I also found the change in technology interesting. Though this tale took place in the sixties, the technology was actually closet to the technology I went to college with in the late 80s/early 90s than the technology of today. We had cable tv and our own telephones. VCRs too. Some of us - especially the engineers - had PCs - though none of us had laptops. And a very few of us had access to the nascent internet, working our way with BITNET and Gopher. But today's college students have smartphones, tablets, etc.

I imagine one thing that hasn't changed from the 1960s to 1990s to 2010s is what a change it makes in you. Or at least it can. One of the characters, Nate, plays it safe. He's at the periphery. He wants to be more involved, but can't. Pete gets pulled into lots of stuff and needs an act of will to take control of his own life. Carol is trying to repay the debt she owes to Bobby from the previous tale by taking stands. But she gets pulled into dark places, as this tale and the later tales in the book allude to.

Also reflected in this tale is what relationships we keep from that period of our lives. Sometimes we form relationships that last a lifetime. Other people come into our lives, make a huge impact, and then back out, never to be seen again. I met my wife at UConn, just a month away from graduation (on a night whose stated goal was for me to forget about women).

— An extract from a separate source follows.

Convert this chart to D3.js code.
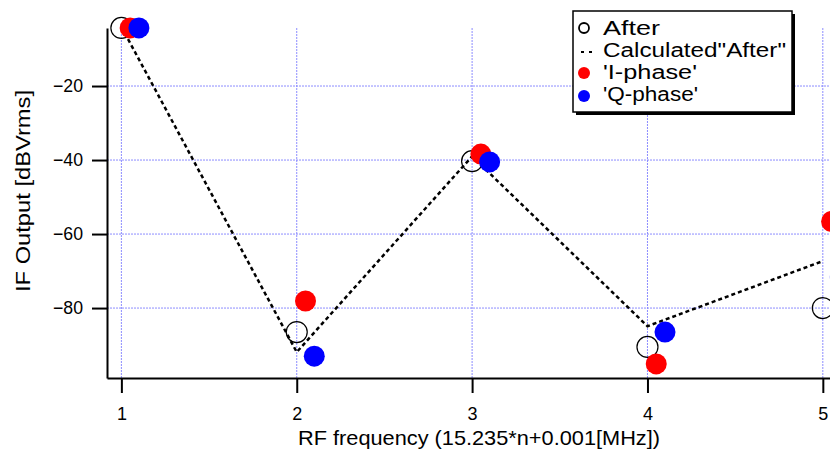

I also had my first serious relationship there with a woman who I've not seen for nearly twenty years now but who clearly made an impact on me. And there's people in-between with whom I hear from occasionally, communicate with on Facebook, etc.

I'm talking a lot about me in this "review" but I think the nature of the story encourages that. "Low Men in Yellow Coats" took us to the magic of childhood. "Hearts in Atlantis" takes us to another magical time where we begin our journey into adulthood with infinite opportunities and possibilities.